**Excerpt from a dataset**.
○ ○ ○ ○ ○ ○ ○

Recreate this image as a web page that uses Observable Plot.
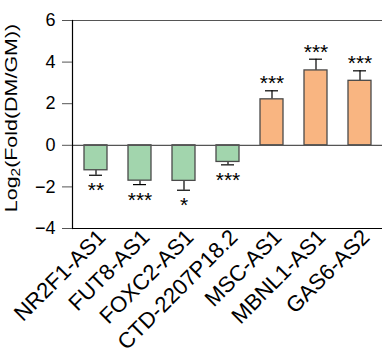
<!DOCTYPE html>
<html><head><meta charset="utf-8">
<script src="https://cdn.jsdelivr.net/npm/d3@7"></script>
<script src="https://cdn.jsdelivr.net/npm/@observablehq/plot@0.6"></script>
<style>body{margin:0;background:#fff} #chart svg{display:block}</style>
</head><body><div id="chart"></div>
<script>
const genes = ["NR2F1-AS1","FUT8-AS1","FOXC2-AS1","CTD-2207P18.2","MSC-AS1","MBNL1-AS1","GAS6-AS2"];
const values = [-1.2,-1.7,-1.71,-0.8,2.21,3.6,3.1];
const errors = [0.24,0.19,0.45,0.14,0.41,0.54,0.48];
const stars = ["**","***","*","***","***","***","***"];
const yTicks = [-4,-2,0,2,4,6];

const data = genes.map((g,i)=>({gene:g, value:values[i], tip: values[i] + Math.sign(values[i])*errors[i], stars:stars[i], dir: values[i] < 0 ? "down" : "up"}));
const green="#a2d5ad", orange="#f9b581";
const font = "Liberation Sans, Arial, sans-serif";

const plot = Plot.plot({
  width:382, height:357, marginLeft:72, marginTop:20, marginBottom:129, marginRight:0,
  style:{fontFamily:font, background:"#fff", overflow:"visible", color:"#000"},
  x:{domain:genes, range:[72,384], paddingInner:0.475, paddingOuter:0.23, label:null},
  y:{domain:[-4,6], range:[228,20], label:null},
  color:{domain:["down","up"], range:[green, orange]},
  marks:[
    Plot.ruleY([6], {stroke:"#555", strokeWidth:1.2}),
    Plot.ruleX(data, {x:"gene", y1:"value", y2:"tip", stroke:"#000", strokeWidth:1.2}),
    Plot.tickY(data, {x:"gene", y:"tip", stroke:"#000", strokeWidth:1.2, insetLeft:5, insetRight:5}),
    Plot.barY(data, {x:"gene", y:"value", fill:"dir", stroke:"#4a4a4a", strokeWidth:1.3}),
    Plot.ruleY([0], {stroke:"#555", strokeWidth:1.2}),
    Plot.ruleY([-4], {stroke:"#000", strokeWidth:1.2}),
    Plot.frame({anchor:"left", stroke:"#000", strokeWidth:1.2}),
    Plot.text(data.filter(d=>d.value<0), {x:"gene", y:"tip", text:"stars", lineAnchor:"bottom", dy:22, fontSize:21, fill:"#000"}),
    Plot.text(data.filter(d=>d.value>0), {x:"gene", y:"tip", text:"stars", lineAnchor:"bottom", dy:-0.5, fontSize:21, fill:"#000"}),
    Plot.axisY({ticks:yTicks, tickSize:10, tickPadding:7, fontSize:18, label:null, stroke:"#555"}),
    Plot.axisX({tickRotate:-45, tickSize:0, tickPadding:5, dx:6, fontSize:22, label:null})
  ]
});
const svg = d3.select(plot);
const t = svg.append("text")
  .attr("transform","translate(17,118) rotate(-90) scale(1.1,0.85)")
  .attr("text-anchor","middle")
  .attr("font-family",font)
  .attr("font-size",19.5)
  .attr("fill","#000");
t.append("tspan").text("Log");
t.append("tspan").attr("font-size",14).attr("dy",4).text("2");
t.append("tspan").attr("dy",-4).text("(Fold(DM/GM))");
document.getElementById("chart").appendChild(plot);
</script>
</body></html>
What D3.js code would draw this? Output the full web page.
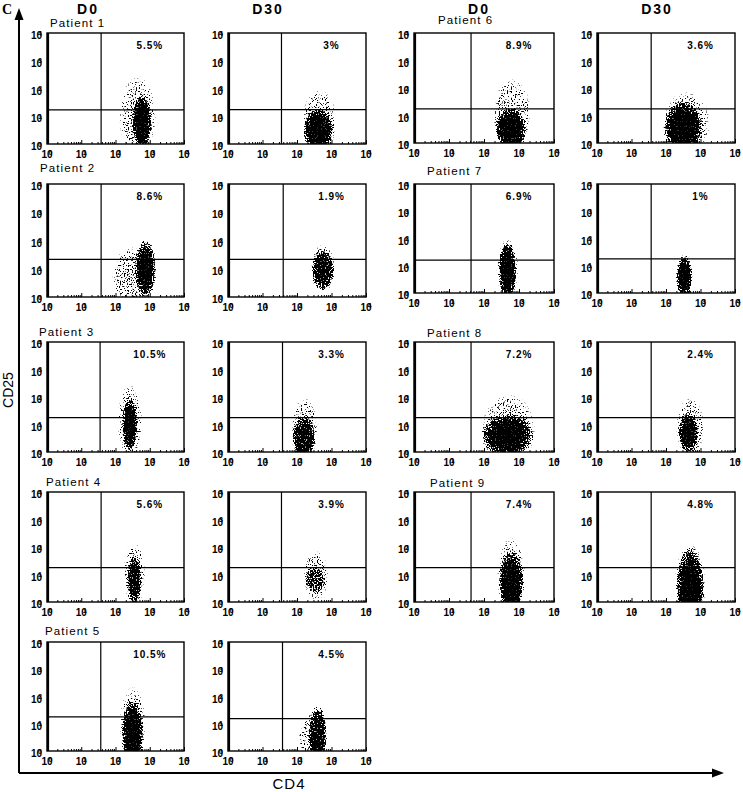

○ ○ ○ ○ ○ ○ ○

Return the listing above unchanged, apart from dropping its pictures.

Recreate this image as a web page that uses Observable Plot.
<!DOCTYPE html>
<html><head><meta charset="utf-8">
<script src="https://cdn.jsdelivr.net/npm/d3@7"></script>
<script src="https://cdn.jsdelivr.net/npm/@observablehq/plot@0.6"></script>
<style>body{margin:0;background:#fff} #chart svg{display:block}</style>
</head><body><div id="chart"></div>
<script>
const genes = ["NR2F1-AS1","FUT8-AS1","FOXC2-AS1","CTD-2207P18.2","MSC-AS1","MBNL1-AS1","GAS6-AS2"];
const values = [-1.2,-1.7,-1.71,-0.8,2.21,3.6,3.1];
const errors = [0.24,0.19,0.45,0.14,0.41,0.54,0.48];
const stars = ["**","***","*","***","***","***","***"];
const yTicks = [-4,-2,0,2,4,6];

const data = genes.map((g,i)=>({gene:g, value:values[i], tip: values[i] + Math.sign(values[i])*errors[i], stars:stars[i], dir: values[i] < 0 ? "down" : "up"}));
const green="#a2d5ad", orange="#f9b581";
const font = "Liberation Sans, Arial, sans-serif";

const plot = Plot.plot({
  width:382, height:357, marginLeft:72, marginTop:20, marginBottom:129, marginRight:0,
  style:{fontFamily:font, background:"#fff", overflow:"visible", color:"#000"},
  x:{domain:genes, range:[72,384], paddingInner:0.475, paddingOuter:0.23, label:null},
  y:{domain:[-4,6], range:[228,20], label:null},
  color:{domain:["down","up"], range:[green, orange]},
  marks:[
    Plot.ruleY([6], {stroke:"#555", strokeWidth:1.2}),
    Plot.ruleX(data, {x:"gene", y1:"value", y2:"tip", stroke:"#000", strokeWidth:1.2}),
    Plot.tickY(data, {x:"gene", y:"tip", stroke:"#000", strokeWidth:1.2, insetLeft:5, insetRight:5}),
    Plot.barY(data, {x:"gene", y:"value", fill:"dir", stroke:"#4a4a4a", strokeWidth:1.3}),
    Plot.ruleY([0], {stroke:"#555", strokeWidth:1.2}),
    Plot.ruleY([-4], {stroke:"#000", strokeWidth:1.2}),
    Plot.frame({anchor:"left", stroke:"#000", strokeWidth:1.2}),
    Plot.text(data.filter(d=>d.value<0), {x:"gene", y:"tip", text:"stars", lineAnchor:"bottom", dy:22, fontSize:21, fill:"#000"}),
    Plot.text(data.filter(d=>d.value>0), {x:"gene", y:"tip", text:"stars", lineAnchor:"bottom", dy:-0.5, fontSize:21, fill:"#000"}),
    Plot.axisY({ticks:yTicks, tickSize:10, tickPadding:7, fontSize:18, label:null, stroke:"#555"}),
    Plot.axisX({tickRotate:-45, tickSize:0, tickPadding:5, dx:6, fontSize:22, label:null})
  ]
});
const svg = d3.select(plot);
const t = svg.append("text")
  .attr("transform","translate(17,118) rotate(-90) scale(1.1,0.85)")
  .attr("text-anchor","middle")
  .attr("font-family",font)
  .attr("font-size",19.5)
  .attr("fill","#000");
t.append("tspan").text("Log");
t.append("tspan").attr("font-size",14).attr("dy",4).text("2");
t.append("tspan").attr("dy",-4).text("(Fold(DM/GM))");
document.getElementById("chart").appendChild(plot);
</script>
</body></html>
What D3.js code would draw this? Output the full web page.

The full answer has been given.